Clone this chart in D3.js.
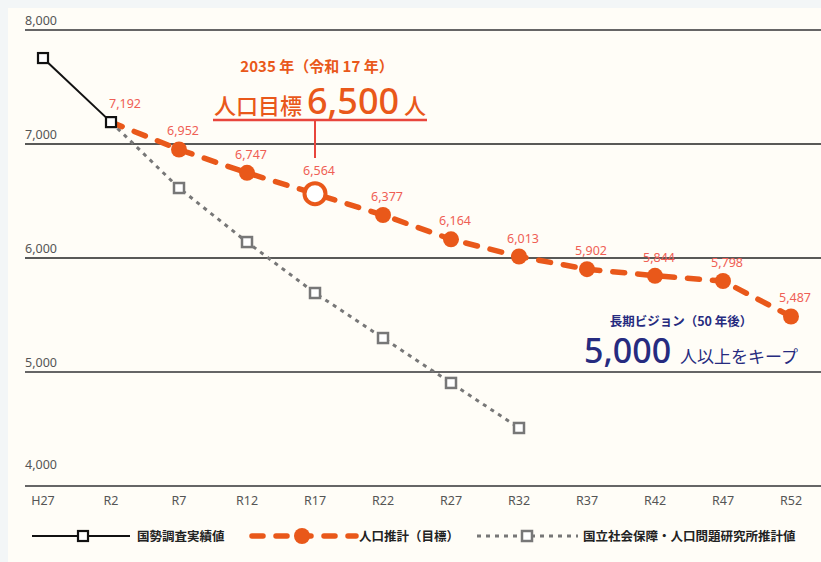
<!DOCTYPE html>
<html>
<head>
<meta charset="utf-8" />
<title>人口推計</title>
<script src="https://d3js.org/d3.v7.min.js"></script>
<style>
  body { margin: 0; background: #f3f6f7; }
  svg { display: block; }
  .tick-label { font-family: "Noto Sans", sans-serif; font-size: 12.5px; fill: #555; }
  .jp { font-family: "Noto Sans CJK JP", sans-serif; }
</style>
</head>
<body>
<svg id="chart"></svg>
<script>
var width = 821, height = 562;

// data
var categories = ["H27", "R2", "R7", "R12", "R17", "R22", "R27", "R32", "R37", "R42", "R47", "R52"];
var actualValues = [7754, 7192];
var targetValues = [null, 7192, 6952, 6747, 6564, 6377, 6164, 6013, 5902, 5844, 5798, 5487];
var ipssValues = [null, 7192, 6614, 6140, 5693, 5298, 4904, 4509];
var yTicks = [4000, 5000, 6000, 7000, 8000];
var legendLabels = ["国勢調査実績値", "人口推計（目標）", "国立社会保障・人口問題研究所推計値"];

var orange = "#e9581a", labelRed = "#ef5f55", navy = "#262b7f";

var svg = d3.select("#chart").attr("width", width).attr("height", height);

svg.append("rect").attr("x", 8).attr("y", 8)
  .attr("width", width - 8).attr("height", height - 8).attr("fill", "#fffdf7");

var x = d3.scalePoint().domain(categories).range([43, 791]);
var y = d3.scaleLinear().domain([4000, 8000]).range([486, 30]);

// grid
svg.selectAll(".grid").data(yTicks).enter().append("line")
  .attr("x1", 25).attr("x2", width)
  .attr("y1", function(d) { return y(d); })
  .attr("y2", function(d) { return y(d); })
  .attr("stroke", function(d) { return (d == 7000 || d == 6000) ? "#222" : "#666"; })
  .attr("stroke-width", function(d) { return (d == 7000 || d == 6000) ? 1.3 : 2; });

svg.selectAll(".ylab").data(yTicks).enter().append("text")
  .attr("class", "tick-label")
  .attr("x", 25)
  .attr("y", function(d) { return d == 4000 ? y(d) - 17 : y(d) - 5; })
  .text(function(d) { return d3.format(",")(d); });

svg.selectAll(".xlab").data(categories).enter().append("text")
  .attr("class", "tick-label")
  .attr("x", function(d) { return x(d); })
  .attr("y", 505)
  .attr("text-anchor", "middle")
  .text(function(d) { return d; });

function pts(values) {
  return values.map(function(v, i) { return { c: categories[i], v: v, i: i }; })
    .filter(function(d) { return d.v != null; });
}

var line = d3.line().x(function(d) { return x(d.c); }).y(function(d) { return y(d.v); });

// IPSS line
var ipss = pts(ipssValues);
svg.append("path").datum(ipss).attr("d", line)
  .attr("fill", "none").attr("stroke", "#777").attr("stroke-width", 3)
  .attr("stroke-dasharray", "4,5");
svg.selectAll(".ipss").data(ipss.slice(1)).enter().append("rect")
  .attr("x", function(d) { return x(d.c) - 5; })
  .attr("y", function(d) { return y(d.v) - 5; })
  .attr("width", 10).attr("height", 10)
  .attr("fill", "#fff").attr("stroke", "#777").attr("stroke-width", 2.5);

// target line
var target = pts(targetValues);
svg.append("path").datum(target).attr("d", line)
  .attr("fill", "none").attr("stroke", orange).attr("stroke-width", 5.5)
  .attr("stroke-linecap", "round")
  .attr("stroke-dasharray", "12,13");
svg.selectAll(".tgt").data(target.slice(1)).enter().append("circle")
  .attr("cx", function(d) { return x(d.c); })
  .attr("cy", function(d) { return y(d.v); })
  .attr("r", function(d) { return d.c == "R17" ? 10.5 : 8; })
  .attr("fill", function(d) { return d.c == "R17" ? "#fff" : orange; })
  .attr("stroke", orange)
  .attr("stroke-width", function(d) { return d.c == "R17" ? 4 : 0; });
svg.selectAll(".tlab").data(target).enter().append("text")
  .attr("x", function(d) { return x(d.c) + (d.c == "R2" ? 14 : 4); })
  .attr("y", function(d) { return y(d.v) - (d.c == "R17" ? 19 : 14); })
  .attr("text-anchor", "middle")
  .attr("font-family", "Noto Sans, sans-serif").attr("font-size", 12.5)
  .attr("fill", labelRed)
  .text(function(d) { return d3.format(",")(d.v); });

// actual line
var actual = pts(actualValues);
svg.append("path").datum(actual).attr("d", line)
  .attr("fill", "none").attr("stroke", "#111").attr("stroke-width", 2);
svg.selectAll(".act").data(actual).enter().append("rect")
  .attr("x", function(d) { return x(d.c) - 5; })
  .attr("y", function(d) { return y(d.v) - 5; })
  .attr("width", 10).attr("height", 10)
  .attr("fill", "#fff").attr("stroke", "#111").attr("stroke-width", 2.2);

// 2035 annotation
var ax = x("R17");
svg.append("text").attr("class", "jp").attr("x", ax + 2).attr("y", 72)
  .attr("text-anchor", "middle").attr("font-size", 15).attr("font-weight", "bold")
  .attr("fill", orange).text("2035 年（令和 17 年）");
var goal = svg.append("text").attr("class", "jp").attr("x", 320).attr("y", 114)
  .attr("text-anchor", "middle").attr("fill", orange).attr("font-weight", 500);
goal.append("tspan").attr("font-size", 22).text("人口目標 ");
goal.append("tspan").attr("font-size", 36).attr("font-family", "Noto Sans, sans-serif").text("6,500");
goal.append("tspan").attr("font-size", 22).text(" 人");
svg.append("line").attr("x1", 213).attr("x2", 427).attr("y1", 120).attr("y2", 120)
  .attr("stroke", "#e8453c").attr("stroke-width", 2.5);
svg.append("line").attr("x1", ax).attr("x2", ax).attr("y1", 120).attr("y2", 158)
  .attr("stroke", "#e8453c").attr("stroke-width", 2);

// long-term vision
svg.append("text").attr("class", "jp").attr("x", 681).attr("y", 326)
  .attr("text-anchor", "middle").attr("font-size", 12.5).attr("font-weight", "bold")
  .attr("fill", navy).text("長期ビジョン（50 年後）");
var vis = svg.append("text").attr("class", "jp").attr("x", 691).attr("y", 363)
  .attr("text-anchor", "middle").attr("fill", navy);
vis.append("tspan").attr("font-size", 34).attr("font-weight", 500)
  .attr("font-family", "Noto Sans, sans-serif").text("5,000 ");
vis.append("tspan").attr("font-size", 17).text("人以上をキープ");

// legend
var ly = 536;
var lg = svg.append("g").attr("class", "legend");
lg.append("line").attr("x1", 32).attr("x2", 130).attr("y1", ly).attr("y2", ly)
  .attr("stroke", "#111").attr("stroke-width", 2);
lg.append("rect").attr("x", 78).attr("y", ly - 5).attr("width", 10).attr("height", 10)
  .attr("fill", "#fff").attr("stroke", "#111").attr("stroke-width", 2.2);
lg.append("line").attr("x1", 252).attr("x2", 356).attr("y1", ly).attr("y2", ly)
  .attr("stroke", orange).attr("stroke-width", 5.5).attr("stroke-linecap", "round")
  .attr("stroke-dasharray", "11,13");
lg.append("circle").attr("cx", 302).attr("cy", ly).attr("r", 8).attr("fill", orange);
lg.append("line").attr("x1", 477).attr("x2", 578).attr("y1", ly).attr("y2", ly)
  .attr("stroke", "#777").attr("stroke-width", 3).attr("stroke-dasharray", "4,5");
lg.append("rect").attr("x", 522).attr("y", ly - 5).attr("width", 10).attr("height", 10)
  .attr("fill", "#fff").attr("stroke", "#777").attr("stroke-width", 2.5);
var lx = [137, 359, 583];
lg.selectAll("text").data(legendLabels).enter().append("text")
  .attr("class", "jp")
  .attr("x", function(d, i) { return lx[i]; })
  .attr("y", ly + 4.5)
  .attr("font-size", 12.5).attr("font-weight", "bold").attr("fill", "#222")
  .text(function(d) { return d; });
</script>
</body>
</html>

- [Challenge]: Return only the lines from the start of the data through the line that contains "var width = 821, height = 562;", please, copying them exactly and omitting all pictures.

- [Task answer]:
Clone this chart in D3.js.
<!DOCTYPE html>
<html>
<head>
<meta charset="utf-8" />
<title>人口推計</title>
<script src="https://d3js.org/d3.v7.min.js"></script>
<style>
  body { margin: 0; background: #f3f6f7; }
  svg { display: block; }
  .tick-label { font-family: "Noto Sans", sans-serif; font-size: 12.5px; fill: #555; }
  .jp { font-family: "Noto Sans CJK JP", sans-serif; }
</style>
</head>
<body>
<svg id="chart"></svg>
<script>
var width = 821, height = 562;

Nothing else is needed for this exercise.